In view of above, now as per rule 6G (3), w.e.f. 1.4.2021 the tax audit report in Form No. 3CA, Form No. 3CB and Form No. 3CD may be optionally revised. It can be revised after it is furnished under rule 6G. The above conclusion finds support from the expression ―after furnishing of report under sub-rule (1) and (2)” used in the later part of the sub-rule (3). It can be revised by the person who is obliged to get his accounts audited in accordance with the provisions of section 44AB. The same can be revised in the following way:
(a) by getting revised report of audit from an accountant, duly signed and verified by such accountant, and
(b) by furnishing the revised report;
(c) the revised report is to be furnished before the end of the relevant assessment year for which the report pertains.
Guidance Note of Tax Audit u/s 44AB of Income Tax Act-1961 prescribes that in certain cases, members are called upon to report on the accounts reopened and revised by the board of directors. The accounts of a Company once adopted at its annual general meeting should not normally be re-opened and revised. In case of revision, the audit report should be given in the way suggested by the Institute. (Published in the Chartered Accountant, pp.655, February, 1985. Also refer to Revision/Rectification of Financial Statements, published in Compendium of Guidance Notes – Volume I). The Department of Company Affairs had also clarified that accounts can be revised to comply with technical requirements. It may be pointed out that report under section 44AB should not normally be revised. However, sometimes a member may be required to revise his tax audit report on grounds such as:
(i) revision of accounts of a company after its adoption in annual general meeting.
(ii) change of law e.g., retrospective amendment.
(iii) change in interpretation, e.g. CBDT’s circular, judgments, etc.
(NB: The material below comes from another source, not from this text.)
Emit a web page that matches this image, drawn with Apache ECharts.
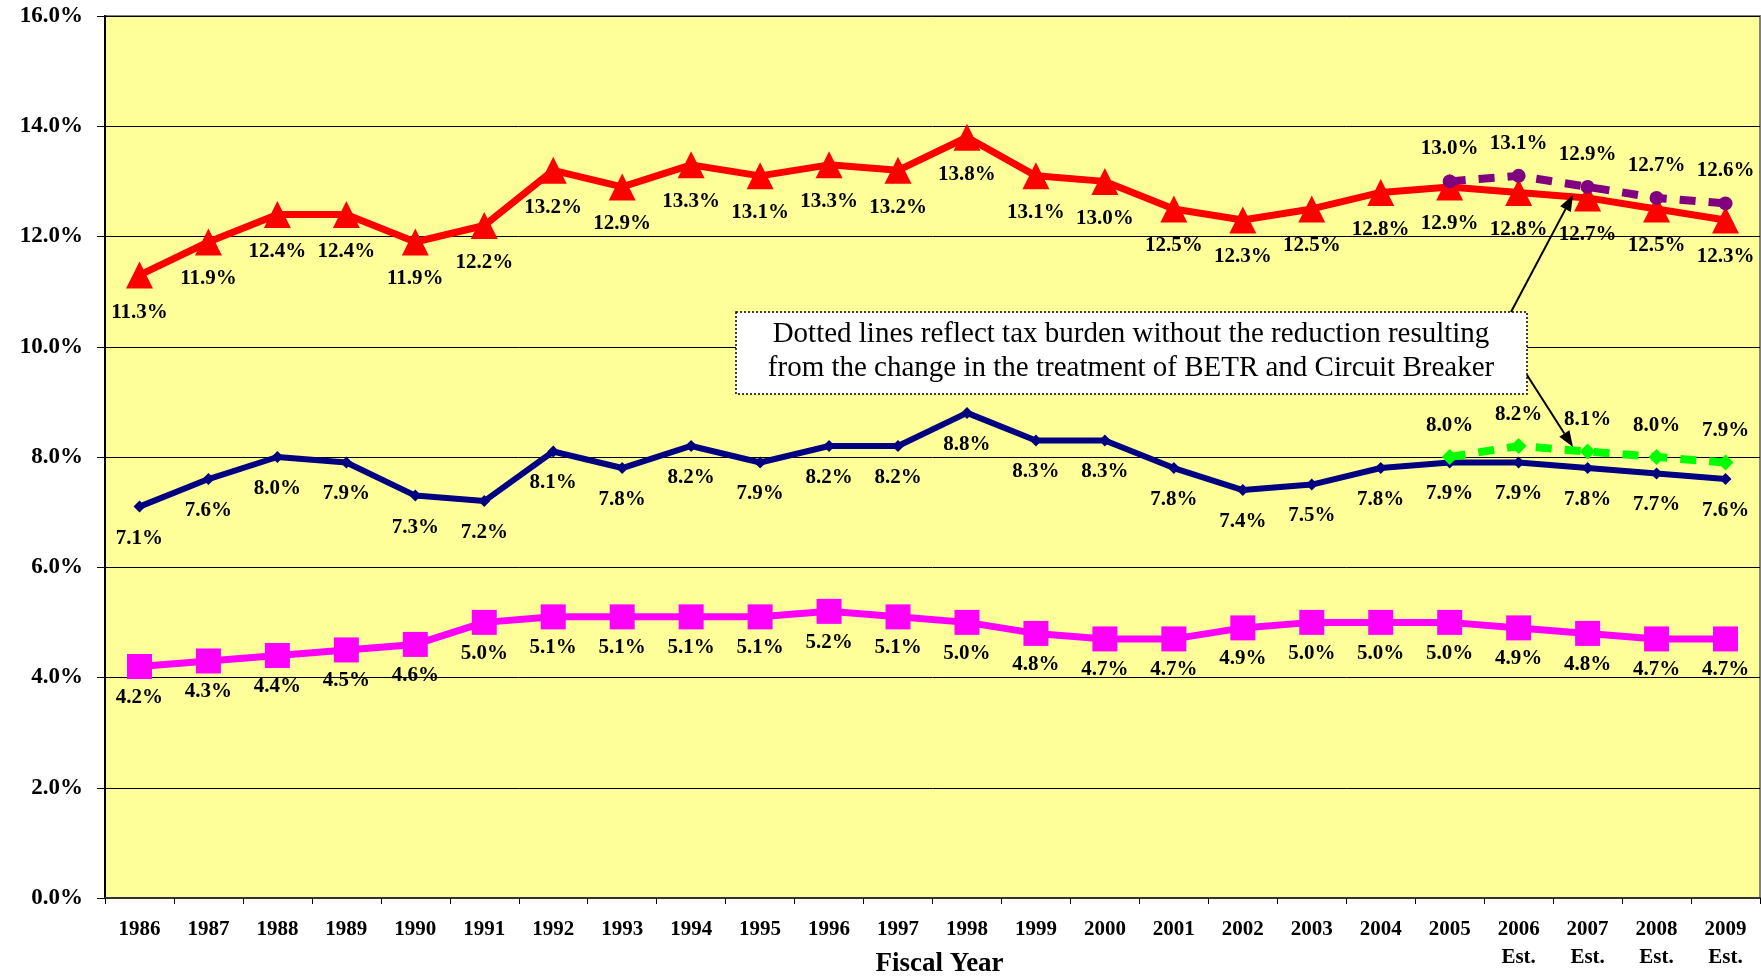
<!DOCTYPE html>
<html>
<head>
<meta charset="utf-8">
<script src="https://cdn.jsdelivr.net/npm/echarts@6/dist/echarts.min.js"></script>
<style>
html,body{margin:0;padding:0;background:#fff;}
#c{width:1761px;height:977px;}
</style>
</head>
<body>
<div id="c"></div>
<script>
const years = ['1986','1987','1988','1989','1990','1991','1992','1993','1994','1995','1996','1997','1998','1999','2000','2001','2002','2003','2004','2005','2006\nEst.','2007\nEst.','2008\nEst.','2009\nEst.'];
const totalBurden = [11.3,11.9,12.4,12.4,11.9,12.2,13.2,12.9,13.3,13.1,13.3,13.2,13.8,13.1,13.0,12.5,12.3,12.5,12.8,12.9,12.8,12.7,12.5,12.3];
const totalNoReduction = [null,null,null,null,null,null,null,null,null,null,null,null,null,null,null,null,null,null,null,13.0,13.1,12.9,12.7,12.6];
const middleBurden = [7.1,7.6,8.0,7.9,7.3,7.2,8.1,7.8,8.2,7.9,8.2,8.2,8.8,8.3,8.3,7.8,7.4,7.5,7.8,7.9,7.9,7.8,7.7,7.6];
const middleNoReduction = [null,null,null,null,null,null,null,null,null,null,null,null,null,null,null,null,null,null,null,8.0,8.2,8.1,8.0,7.9];
const lowerBurden = [4.2,4.3,4.4,4.5,4.6,5.0,5.1,5.1,5.1,5.1,5.2,5.1,5.0,4.8,4.7,4.7,4.9,5.0,5.0,5.0,4.9,4.8,4.7,4.7];
const noteLines = ['Dotted lines reflect tax burden without the reduction resulting','from the change in the treatment of BETR and Circuit Breaker'];

const FONT = '"Liberation Serif", "Times New Roman", serif';
const fmt = p => (p.value == null ? '' : Number(p.value).toFixed(1) + '%');
function lbl(pos, dist) {
  return {show: true, position: pos, distance: dist, formatter: fmt, color: '#000', fontFamily: FONT, fontWeight: 'bold', fontSize: 21};
}

const chart = echarts.init(document.getElementById('c'));

function arrow(x1, y1, x2, y2) {
  const ang = Math.atan2(y2 - y1, x2 - x1);
  const L = 16, W = 6;
  const bx = x2 - L * Math.cos(ang), by = y2 - L * Math.sin(ang);
  const px = -Math.sin(ang) * W, py = Math.cos(ang) * W;
  return [
    {type: 'line', shape: {x1: x1, y1: y1, x2: bx, y2: by}, style: {stroke: '#000', lineWidth: 2}, z: 100},
    {type: 'polygon', shape: {points: [[x2, y2], [bx + px, by + py], [bx - px, by - py]]}, style: {fill: '#000'}, z: 100}
  ];
}

const option = {
  animation: false,
  backgroundColor: '#fff',
  grid: {left: 105, top: 16, right: 1, bottom: 79, containLabel: false, outerBoundsMode: 'none',
         show: true, backgroundColor: '#FFFF99', borderColor: '#808080', borderWidth: 2},
  xAxis: {
    type: 'category', data: years, boundaryGap: true,
    name: 'Fiscal Year', nameLocation: 'middle', nameGap: 53, nameMoveOverlap: false,
    nameTextStyle: {fontFamily: FONT, fontWeight: 'bold', fontSize: 27, color: '#000', padding: [0, 0, 0, 14]},
    axisLine: {lineStyle: {color: '#333', width: 2}},
    axisTick: {show: true, length: 6, interval: 0, lineStyle: {color: '#000'}},
    axisLabel: {interval: 0, margin: 18, fontFamily: FONT, fontWeight: 'bold', fontSize: 21, color: '#000', lineHeight: 28}
  },
  yAxis: {
    type: 'value', min: 0, max: 16, interval: 2,
    axisLine: {show: true, lineStyle: {color: '#000', width: 2}},
    axisTick: {show: true, length: 8, lineStyle: {color: '#000'}},
    splitLine: {lineStyle: {color: '#000', width: 1}},
    axisLabel: {margin: 22, formatter: v => v.toFixed(1) + '%', fontFamily: FONT, fontWeight: 'bold', fontSize: 23, color: '#000'}
  },
  series: [
    {name: 'Total', type: 'line', data: totalBurden, symbol: 'triangle', symbolSize: 27,
     itemStyle: {color: '#FF0000'}, lineStyle: {color: '#FF0000', width: 7}, label: lbl('bottom', 13), z: 3},
    {name: 'Middle', type: 'line', data: middleBurden, symbol: 'diamond', symbolSize: 12,
     itemStyle: {color: '#000080'}, lineStyle: {color: '#000080', width: 6}, label: lbl('bottom', 15), z: 3},
    {name: 'Lower', type: 'line', data: lowerBurden, symbol: 'rect', symbolSize: 25,
     itemStyle: {color: '#FF00FF'}, lineStyle: {color: '#FF00FF', width: 7}, label: lbl('bottom', 8), z: 3},
    {name: 'Total w/o reduction', type: 'line', data: totalNoReduction, symbol: 'circle', symbolSize: 14,
     itemStyle: {color: '#800080'}, lineStyle: {color: '#800080', width: 8, type: [16, 13]}, label: lbl('top', 15), z: 4},
    {name: 'Middle w/o reduction', type: 'line', data: middleNoReduction, symbol: 'diamond', symbolSize: 16,
     itemStyle: {color: '#00FF00'}, lineStyle: {color: '#00FF00', width: 8, type: [16, 13]}, label: lbl('top', 13), z: 4}
  ],
  graphic: [
    {type: 'rect', shape: {x: 736, y: 312, width: 791, height: 82},
     style: {fill: '#fff', stroke: '#000', lineWidth: 1.5, lineDash: [2, 2]}, z: 100},
    {type: 'text', x: 1131, y: 334, style: {text: noteLines[0], font: '29px ' + FONT, fill: '#000', textAlign: 'center', textVerticalAlign: 'middle'}, z: 101},
    {type: 'text', x: 1131, y: 368, style: {text: noteLines[1], font: '29px ' + FONT, fill: '#000', textAlign: 'center', textVerticalAlign: 'middle'}, z: 101}
  ].concat(arrow(1511, 312, 1573, 195)).concat(arrow(1527, 375, 1573, 447))
};
chart.setOption(option);
</script>
</body>
</html>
(iv)Any other reason like system/software error requiring change in report already uploaded.
Further After uploading a Tax report if it came to the knowledge of auditor that his client is engaged in another business also this has been not disclosed to him at the time of the original Tax Audit. In such circumstances the tax auditor is having all the right to revise the original tax audit report at its first reporting and not sitting idle and wait for any action from the Tax authority. It is better to compute the revised total taxable income of the client and the revised tax liability. Many opined that the auditor may be at risk because of its first audit report, but this sword is having two-way edge. The auditor has to choose the one, but the auditor is eligible to revise the same within own rights.
There is no limit to revise the Tax audit reports. The only suggestion from the guidance notes and the department is that it should be in a way suggested in SA- 560. After going through the Guidance Note of Tax Audit u/s 44AB of Income Tax Act-1961, it is very clear that Tax Audit report should not be normally revised. However, there is no bar in revising and revising again with a rider that it can be revised only to meet some technical requirements. It should be assured that the new revised report should carry the reference of old reports and should be signed in the current date. The date of the audit report is the date of signing the physical copy of the tax audit report /revised tax audit report.
In case, where a member is called upon to report on the revised accounts, then he must mention in the revised report said that the report is a revised report and a reference should be made to the earlier report also. In the revised report, reasons for revising the report should also be mentioned.